Electronic Commerce Services – The MisInterpreted Controls?

Having implemented ISO 27001 Information Security Management Systems, and spoken to others who have, there is a group of controls from Annex A that seems to be regularly excluded.

A10.9 Electronic Commerce Services, has the objective “To ensure the security of electronic commerce services and their secure use“.

This is further broken down to:
A10.9.1 Electronic Commerce.
A10.9.2 Online Transactions.
A10.9.3 Publicly Available Information.

At face value these seem justified exclusions, as many businesses don’t run an online shop or accept online payments.
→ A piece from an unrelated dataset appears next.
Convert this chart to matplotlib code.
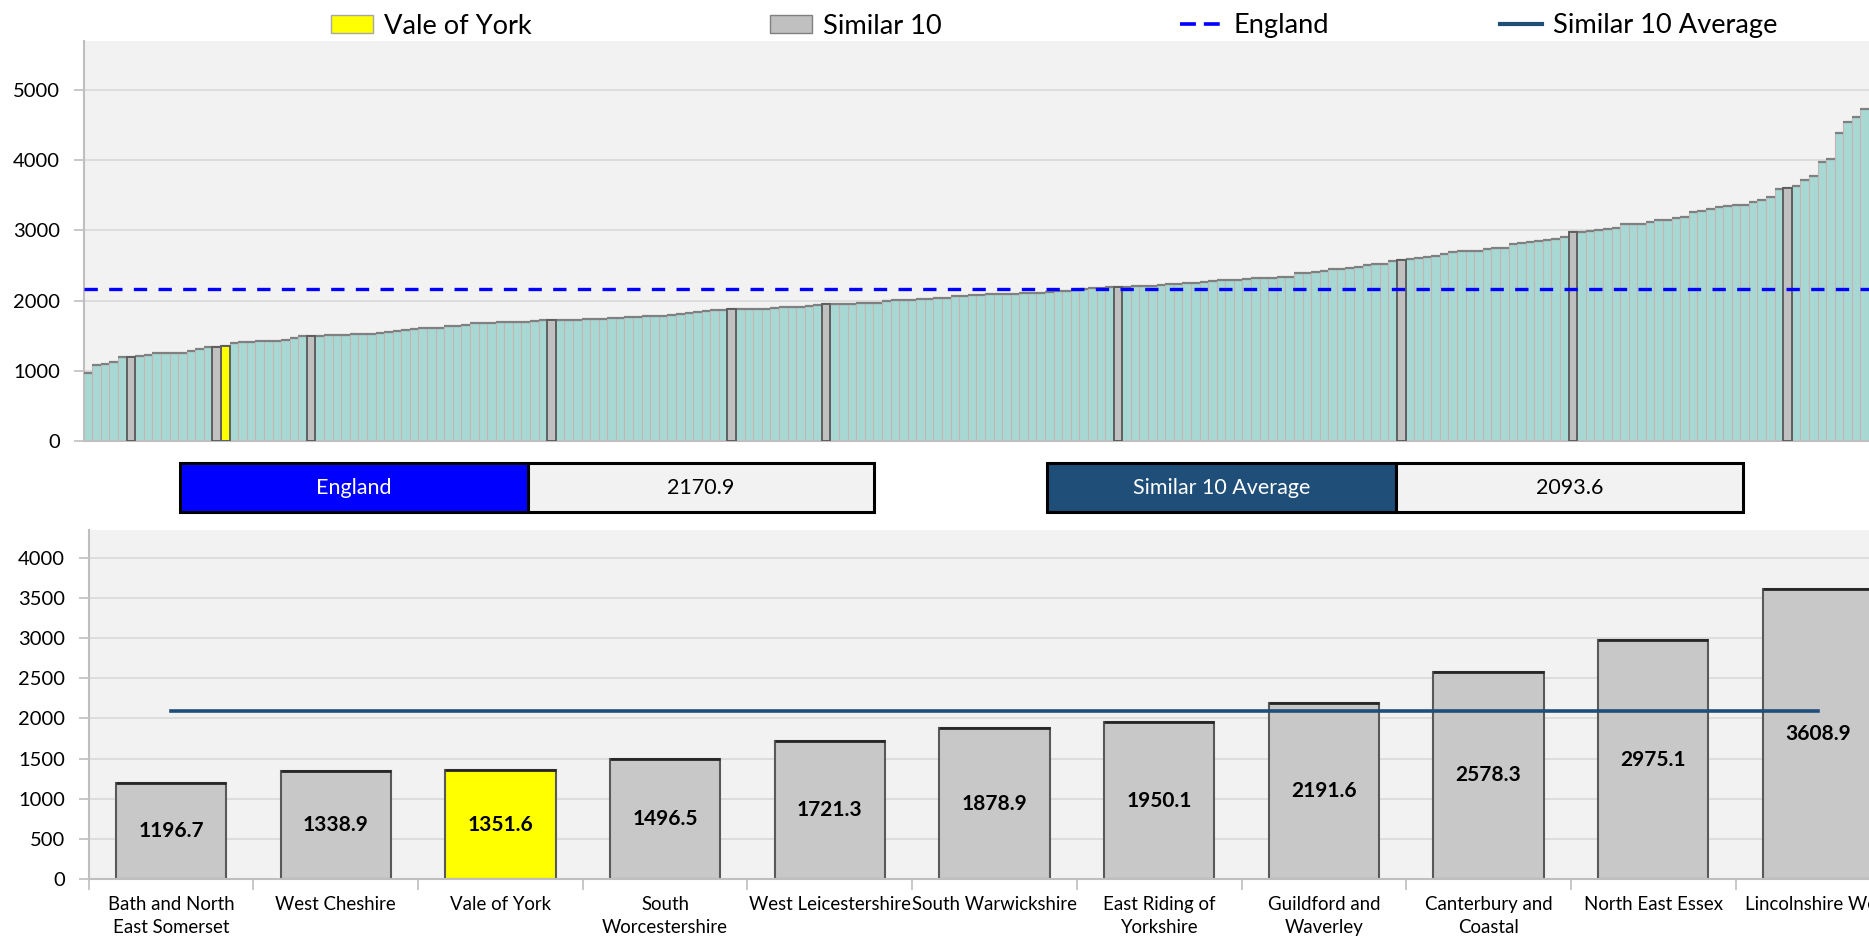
import matplotlib
matplotlib.use("Agg")
import numpy as np
import matplotlib.pyplot as plt
from matplotlib.patches import Patch, Rectangle
from matplotlib.lines import Line2D

plt.rcParams["font.family"] = ["Lato", "DejaVu Sans"]

# every area, sorted low to high (the similar 10 and Vale of York sit inside this list)
all_values = [
    971, 1086, 1100, 1124, 1190, 1196.7, 1205, 1224, 1248, 1252,
    1257, 1260, 1286, 1310, 1333, 1338.9, 1351.6, 1395, 1405, 1414,
    1419, 1420, 1429, 1443, 1467, 1490, 1496.5, 1500, 1505, 1507,
    1510, 1519, 1522, 1529, 1538, 1557, 1562, 1576, 1600, 1605,
    1610, 1614, 1638, 1640, 1648, 1681, 1681, 1686, 1690, 1695,
    1695, 1700, 1710, 1719, 1721.3, 1724, 1724, 1729, 1738, 1738,
    1743, 1748, 1752, 1762, 1767, 1776, 1781, 1786, 1790, 1810,
    1819, 1833, 1857, 1862, 1867, 1878.9, 1881, 1881, 1882, 1886,
    1890, 1905, 1910, 1914, 1924, 1938, 1950.1, 1952, 1957, 1957,
    1971, 1971, 1971, 1995, 2005, 2005, 2005, 2020, 2024, 2033,
    2038, 2062, 2067, 2076, 2076, 2090, 2095, 2095, 2100, 2105,
    2110, 2114, 2129, 2133, 2143, 2148, 2171, 2181, 2186, 2190,
    2191.6, 2200, 2205, 2210, 2214, 2229, 2243, 2243, 2257, 2257,
    2267, 2286, 2295, 2295, 2300, 2314, 2319, 2319, 2319, 2338,
    2338, 2390, 2400, 2405, 2429, 2448, 2452, 2467, 2481, 2514,
    2529, 2529, 2565, 2578.3, 2590, 2610, 2624, 2638, 2662, 2695,
    2705, 2714, 2714, 2743, 2752, 2757, 2814, 2819, 2838, 2852,
    2871, 2881, 2914, 2975.1, 2981, 2995, 3005, 3024, 3033, 3090,
    3090, 3095, 3114, 3143, 3148, 3171, 3186, 3267, 3276, 3300,
    3338, 3348, 3357, 3367, 3405, 3433, 3471, 3586, 3608.9, 3638,
    3714, 3771, 3971, 4024, 4386, 4543, 4614, 4738,
]

similar_names = [
    "Bath and North\nEast Somerset", "West Cheshire", "Vale of York",
    "South\nWorcestershire", "West Leicestershire", "South Warwickshire",
    "East Riding of\nYorkshire", "Guildford and\nWaverley", "Canterbury and\nCoastal",
    "North East Essex", "Lincolnshire West",
]
similar_values = [1196.7, 1338.9, 1351.6, 1496.5, 1721.3, 1878.9,
                  1950.1, 2191.6, 2578.3, 2975.1, 3608.9]
selected_name = "Vale of York"

england_value = 2170.9
similar_average = 2093.6

legend_labels = ["Vale of York", "Similar 10", "England", "Similar 10 Average"]

TEAL = "#a7d8d3"
GREY = "#c0c0c0"
YELLOW = "#ffff00"
BLUE = "#0000ff"
NAVY = "#1f4e79"
BG = "#f2f2f2"
AXIS = "#bfbfbf"

W, H = 1869, 939
fig = plt.figure(figsize=(W / 100, H / 100), dpi=100)


def fx(px):
    return px / W


def fy(py):
    return 1 - py / H


selected_value = similar_values[similar_names.index(selected_name)]

# ---- top chart: all areas ----
ax1 = fig.add_axes([fx(83.7), fy(441), 1 - fx(83.7), (441 - 41) / H])
ax1.set_facecolor(BG)
xs = np.arange(len(all_values))
vals = np.array(all_values)
ax1.bar(xs, vals, width=1.0, color=TEAL, edgecolor="#c4b4b4", linewidth=0.8, zorder=2)
ax1.hlines(vals, xs - 0.5, xs + 0.5, color="#808080", linewidth=1.6, zorder=3)

hl = [i for i, v in enumerate(all_values) if v in similar_values]
hl_colors = [YELLOW if all_values[i] == selected_value else GREY for i in hl]
ax1.bar(xs[hl], vals[hl], width=1.0, color=hl_colors, edgecolor="#5f5f5f",
        linewidth=1.4, zorder=4)

ax1.axhline(england_value, color=BLUE, linewidth=2.4, dashes=(4, 3.4), zorder=5)

ax1.set_xticks([])
ax1.set_yticks(np.arange(0, 5001, 1000))
ax1.set_xlim(-0.5, len(all_values) - 0.5)
ax1.set_ylim(0, 5700)
ax1.yaxis.grid(True, color="#d9d9d9", linewidth=1.2)
ax1.set_axisbelow(True)
for s in ["top", "right"]:
    ax1.spines[s].set_visible(False)
for s in ["left", "bottom"]:
    ax1.spines[s].set_color(AXIS)
    ax1.spines[s].set_linewidth(1.5)
ax1.tick_params(axis="y", labelsize=14.5, length=7, color=AXIS, width=1.2, pad=10)

# ---- legend along the top ----
handles = [
    Patch(facecolor=YELLOW, edgecolor="#a6a6a6", linewidth=1),
    Patch(facecolor=GREY, edgecolor="#808080", linewidth=1),
    Line2D([], [], color=BLUE, linewidth=2.6, dashes=(4.4, 2.2)),
    Line2D([], [], color=NAVY, linewidth=3),
]
legend_x = [331, 770, 1180, 1500]
for h, lab, lx in zip(handles, legend_labels, legend_x):
    fig.legend([h], [lab], loc="center left", bbox_to_anchor=(fx(lx), fy(26)),
               frameon=False, fontsize=19.6, borderpad=0, borderaxespad=0,
               handlelength=1.55, handleheight=0.6, handletextpad=0.4)

# ---- summary boxes ----
def summary_box(x0, xm, x1, label, value, color):
    y0, y1 = 462.7, 512.3
    fig.add_artist(Rectangle((fx(x0), fy(y1)), fx(xm - x0), (y1 - y0) / H,
                             transform=fig.transFigure, facecolor=color,
                             edgecolor="black", linewidth=2.2))
    fig.add_artist(Rectangle((fx(xm), fy(y1)), fx(x1 - xm), (y1 - y0) / H,
                             transform=fig.transFigure, facecolor=BG,
                             edgecolor="black", linewidth=2.2))
    yc = fy((y0 + y1) / 2)
    fig.text(fx((x0 + xm) / 2), yc, label, color="white", fontsize=15.5,
             ha="center", va="center")
    fig.text(fx((xm + x1) / 2), yc, f"{value:.1f}", color="black", fontsize=15.5,
             ha="center", va="center")


summary_box(180, 527.6, 874, "England", england_value, BLUE)
summary_box(1046.9, 1395.8, 1742.9, "Similar 10 Average", similar_average, NAVY)

# ---- bottom chart: the similar 10 ----
ax2 = fig.add_axes([fx(88.7), fy(879), 1 - fx(88.7), (879 - 530) / H])
ax2.set_facecolor(BG)
pos = np.arange(len(similar_values))
bar_colors = [YELLOW if n == selected_name else "#c8c8c8" for n in similar_names]
ax2.bar(pos, similar_values, width=0.67, color=bar_colors, edgecolor="#595959",
        linewidth=1.5, zorder=2)
ax2.hlines(similar_values, pos - 0.335, pos + 0.335, color="#262626", linewidth=2, zorder=3)
ax2.plot([pos[0], pos[-1]], [similar_average, similar_average], color=NAVY,
         linewidth=2.6, zorder=4)
for p, v in zip(pos, similar_values):
    ax2.text(p, v / 2, f"{v:.1f}", ha="center", va="center", fontsize=15,
             fontweight="bold", zorder=5)

ax2.set_yticks(np.arange(0, 4001, 500))
ax2.set_xticks(np.arange(-0.5, len(similar_values), 1))
ax2.set_xticklabels([])
ax2.set_xticks(pos, minor=True)
ax2.set_xticklabels(similar_names, minor=True, fontsize=13.4, linespacing=1.45)
ax2.set_xlim(-0.5, 10.31)
ax2.set_ylim(0, 4345)
ax2.tick_params(axis="x", which="major", length=8, color=AXIS, width=1.2)
ax2.tick_params(axis="x", which="minor", length=0, pad=12)
ax2.tick_params(axis="y", labelsize=14.5, length=7, color=AXIS, width=1.2, pad=10)
ax2.yaxis.grid(True, color="#d9d9d9", linewidth=1.2)
ax2.set_axisbelow(True)
for s in ["top", "right"]:
    ax2.spines[s].set_visible(False)
for s in ["left", "bottom"]:
    ax2.spines[s].set_color(AXIS)
    ax2.spines[s].set_linewidth(1.5)

fig.savefig("out.png", dpi=100)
However, an online search to define “electronic commerce” soon expands the potential scope of this control:

webopedia.com writes “Often referred to as simply e-commerce, business that is conducted over the Internet using any of the applications that rely on the Internet, such as e-mail, instant messaging, shopping carts, Web services, UDDI, FTP, and EDI, among others.

We could then find all three of these controls applicable, by asking questions such as:
Do we conduct business using the Internet? Do we ever make purchases online? Can our customers submit information using the contact form on our website? Is our website protected from unauthorised modification? Who maintains our website?

Would you still feel comfortable excluding these controls?

Many certification bodies will, and should, accept your interpretation of the standard. Although this may achieve certification – are you sure it reduces your expose to risk as much as it could?